▸ What this task involves:
Below is a listing. Return the lines from the one that contains "Output the Python" to the one that contains "import plotly.graph_objects as go", both ends included, verbatim and with no pictures.

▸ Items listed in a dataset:
>> begin
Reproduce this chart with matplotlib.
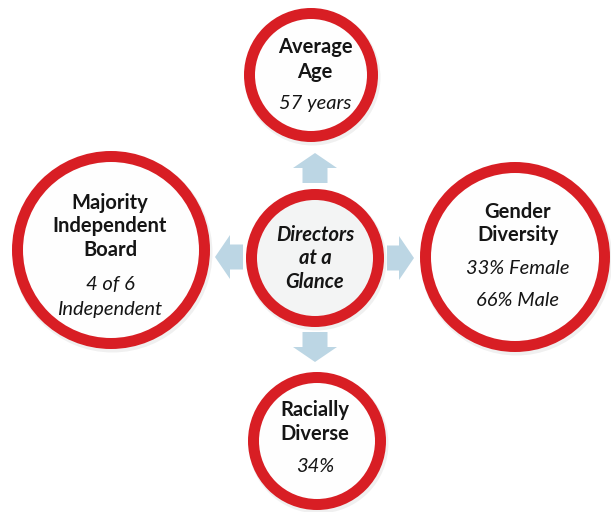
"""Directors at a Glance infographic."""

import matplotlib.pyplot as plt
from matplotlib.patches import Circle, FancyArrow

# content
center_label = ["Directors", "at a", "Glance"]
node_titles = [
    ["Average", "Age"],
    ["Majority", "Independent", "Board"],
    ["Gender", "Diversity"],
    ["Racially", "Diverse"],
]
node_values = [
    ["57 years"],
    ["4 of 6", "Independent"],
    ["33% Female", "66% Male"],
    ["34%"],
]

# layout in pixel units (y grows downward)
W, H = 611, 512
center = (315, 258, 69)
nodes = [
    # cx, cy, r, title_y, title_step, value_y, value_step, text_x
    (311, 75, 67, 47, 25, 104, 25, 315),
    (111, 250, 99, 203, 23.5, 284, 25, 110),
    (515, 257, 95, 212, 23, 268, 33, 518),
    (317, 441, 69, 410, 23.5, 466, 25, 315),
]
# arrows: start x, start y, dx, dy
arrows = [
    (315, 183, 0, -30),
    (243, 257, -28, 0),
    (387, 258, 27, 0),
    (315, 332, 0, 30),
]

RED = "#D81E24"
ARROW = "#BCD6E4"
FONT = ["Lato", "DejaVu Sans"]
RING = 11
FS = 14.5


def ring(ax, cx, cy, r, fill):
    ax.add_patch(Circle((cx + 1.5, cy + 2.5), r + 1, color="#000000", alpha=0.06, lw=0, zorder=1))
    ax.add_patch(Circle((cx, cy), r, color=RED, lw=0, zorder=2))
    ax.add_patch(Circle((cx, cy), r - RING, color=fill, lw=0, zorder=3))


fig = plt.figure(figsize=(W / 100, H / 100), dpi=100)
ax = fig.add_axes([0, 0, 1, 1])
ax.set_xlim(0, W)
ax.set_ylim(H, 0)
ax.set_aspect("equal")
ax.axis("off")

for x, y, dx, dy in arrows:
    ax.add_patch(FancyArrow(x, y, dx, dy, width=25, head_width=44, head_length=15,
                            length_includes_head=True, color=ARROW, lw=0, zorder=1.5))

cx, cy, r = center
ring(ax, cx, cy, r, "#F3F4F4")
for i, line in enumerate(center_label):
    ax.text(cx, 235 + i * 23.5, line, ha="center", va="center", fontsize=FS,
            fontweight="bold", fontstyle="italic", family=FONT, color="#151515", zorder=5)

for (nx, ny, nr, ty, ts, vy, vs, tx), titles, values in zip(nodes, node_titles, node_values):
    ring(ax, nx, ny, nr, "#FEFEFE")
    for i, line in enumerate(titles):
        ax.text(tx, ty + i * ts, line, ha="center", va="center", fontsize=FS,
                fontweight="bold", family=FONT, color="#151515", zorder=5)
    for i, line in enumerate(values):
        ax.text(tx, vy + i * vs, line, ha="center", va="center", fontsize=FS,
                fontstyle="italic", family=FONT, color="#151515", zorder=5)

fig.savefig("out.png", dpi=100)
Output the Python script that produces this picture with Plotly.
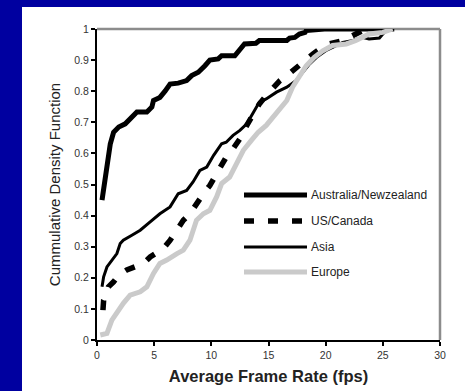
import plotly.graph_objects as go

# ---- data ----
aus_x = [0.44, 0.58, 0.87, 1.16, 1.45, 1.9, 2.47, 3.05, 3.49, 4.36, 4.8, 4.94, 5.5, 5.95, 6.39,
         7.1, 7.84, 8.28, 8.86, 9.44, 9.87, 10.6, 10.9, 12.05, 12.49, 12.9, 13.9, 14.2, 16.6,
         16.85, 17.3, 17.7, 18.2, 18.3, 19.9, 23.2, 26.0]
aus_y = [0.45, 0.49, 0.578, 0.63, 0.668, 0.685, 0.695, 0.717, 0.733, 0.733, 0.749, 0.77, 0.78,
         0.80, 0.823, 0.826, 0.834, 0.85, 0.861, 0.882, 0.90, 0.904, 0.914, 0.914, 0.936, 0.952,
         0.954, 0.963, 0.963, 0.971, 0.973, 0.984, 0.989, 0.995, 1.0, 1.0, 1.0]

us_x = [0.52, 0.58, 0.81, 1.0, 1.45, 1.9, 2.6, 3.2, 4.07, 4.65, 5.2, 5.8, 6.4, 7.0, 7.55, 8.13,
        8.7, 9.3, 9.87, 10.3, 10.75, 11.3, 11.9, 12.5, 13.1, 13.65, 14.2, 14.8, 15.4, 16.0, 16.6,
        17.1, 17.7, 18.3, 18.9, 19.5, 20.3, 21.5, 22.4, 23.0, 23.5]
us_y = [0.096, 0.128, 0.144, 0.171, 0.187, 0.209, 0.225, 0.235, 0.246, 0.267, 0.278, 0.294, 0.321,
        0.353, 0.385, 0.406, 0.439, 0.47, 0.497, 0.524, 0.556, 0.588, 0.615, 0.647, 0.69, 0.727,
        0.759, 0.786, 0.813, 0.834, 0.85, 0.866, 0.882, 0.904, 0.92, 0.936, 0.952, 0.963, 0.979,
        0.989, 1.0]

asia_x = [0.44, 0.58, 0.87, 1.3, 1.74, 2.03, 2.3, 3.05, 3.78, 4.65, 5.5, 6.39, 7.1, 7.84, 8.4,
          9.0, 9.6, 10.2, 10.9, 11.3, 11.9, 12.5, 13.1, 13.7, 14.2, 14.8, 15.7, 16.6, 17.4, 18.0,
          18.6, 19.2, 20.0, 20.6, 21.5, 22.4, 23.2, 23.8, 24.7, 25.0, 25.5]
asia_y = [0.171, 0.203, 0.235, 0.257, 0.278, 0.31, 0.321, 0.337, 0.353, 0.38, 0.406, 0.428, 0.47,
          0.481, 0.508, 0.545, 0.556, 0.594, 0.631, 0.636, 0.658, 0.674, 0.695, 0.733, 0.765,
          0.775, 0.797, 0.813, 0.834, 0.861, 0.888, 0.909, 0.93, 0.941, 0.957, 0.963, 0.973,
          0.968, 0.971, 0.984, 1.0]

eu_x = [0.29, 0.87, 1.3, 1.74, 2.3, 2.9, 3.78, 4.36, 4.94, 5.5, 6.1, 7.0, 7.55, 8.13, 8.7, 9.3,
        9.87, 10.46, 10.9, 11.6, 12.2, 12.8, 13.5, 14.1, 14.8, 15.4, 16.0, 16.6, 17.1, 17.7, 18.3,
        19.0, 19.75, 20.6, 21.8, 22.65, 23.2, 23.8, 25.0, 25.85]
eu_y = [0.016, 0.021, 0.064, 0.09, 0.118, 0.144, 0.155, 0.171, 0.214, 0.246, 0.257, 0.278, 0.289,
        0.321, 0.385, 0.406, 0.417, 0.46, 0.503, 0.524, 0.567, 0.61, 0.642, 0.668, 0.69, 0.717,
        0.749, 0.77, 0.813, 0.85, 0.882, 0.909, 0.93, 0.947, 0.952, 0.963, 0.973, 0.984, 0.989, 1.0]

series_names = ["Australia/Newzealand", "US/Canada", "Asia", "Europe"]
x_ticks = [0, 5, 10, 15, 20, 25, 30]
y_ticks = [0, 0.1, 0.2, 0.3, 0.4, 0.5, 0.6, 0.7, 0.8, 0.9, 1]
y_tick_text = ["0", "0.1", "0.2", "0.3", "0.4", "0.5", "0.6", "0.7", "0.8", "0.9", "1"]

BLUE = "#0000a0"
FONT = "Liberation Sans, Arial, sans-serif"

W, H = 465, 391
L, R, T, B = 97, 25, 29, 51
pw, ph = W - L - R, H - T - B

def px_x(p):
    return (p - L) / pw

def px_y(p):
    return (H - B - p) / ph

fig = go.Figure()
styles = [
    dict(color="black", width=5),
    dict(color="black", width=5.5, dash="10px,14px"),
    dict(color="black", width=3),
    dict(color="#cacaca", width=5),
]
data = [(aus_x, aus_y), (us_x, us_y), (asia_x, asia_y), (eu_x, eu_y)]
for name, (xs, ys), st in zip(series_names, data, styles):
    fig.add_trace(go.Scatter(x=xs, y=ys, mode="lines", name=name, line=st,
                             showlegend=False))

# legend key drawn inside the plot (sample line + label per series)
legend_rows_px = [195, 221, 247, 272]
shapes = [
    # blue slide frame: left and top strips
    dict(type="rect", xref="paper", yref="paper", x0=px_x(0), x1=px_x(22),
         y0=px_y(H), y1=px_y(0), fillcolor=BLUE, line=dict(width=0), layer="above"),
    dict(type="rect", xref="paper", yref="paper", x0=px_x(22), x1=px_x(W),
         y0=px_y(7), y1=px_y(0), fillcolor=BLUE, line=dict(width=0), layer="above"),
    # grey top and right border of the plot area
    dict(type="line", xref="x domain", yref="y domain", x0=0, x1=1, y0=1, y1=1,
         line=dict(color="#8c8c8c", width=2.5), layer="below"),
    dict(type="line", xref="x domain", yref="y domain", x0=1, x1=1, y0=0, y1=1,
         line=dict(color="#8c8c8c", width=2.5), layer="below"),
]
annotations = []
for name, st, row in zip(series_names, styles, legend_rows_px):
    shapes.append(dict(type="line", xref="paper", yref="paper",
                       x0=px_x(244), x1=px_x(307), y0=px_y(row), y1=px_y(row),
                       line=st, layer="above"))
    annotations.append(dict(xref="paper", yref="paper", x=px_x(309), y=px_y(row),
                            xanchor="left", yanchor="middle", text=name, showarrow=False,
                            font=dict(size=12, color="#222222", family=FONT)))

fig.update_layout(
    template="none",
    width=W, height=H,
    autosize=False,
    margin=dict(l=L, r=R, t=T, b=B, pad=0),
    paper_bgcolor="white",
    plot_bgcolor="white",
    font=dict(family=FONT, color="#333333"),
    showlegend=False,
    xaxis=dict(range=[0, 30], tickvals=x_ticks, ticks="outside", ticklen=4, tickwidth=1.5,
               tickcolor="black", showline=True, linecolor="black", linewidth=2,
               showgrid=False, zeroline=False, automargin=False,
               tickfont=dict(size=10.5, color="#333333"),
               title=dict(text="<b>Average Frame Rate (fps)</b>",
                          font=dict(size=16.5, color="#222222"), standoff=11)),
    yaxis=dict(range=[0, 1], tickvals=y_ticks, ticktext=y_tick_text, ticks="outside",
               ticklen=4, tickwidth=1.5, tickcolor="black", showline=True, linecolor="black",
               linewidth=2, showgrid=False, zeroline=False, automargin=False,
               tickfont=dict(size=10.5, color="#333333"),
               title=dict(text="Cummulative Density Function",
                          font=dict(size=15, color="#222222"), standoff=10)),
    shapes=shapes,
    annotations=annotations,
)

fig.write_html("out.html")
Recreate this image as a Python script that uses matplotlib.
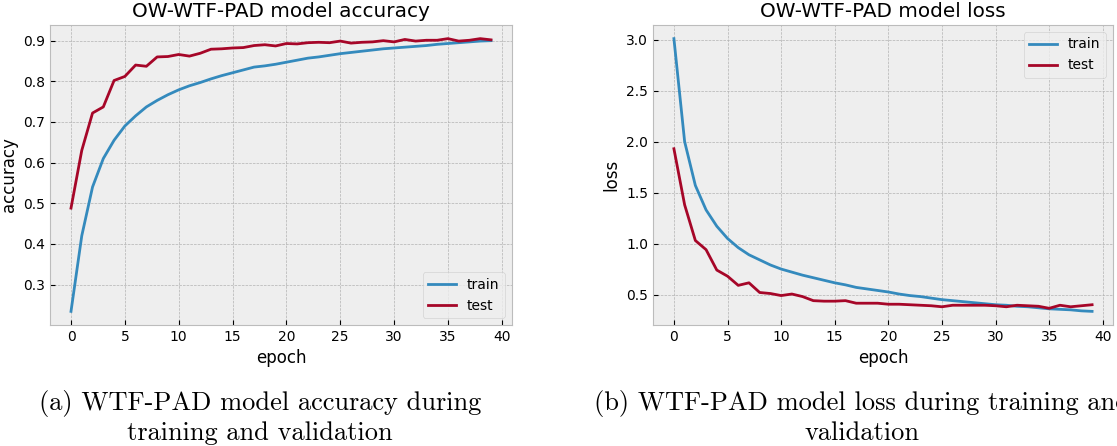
>> end
▸ Exercise output:
Output the Python script that produces this picture with Plotly.
import plotly.graph_objects as go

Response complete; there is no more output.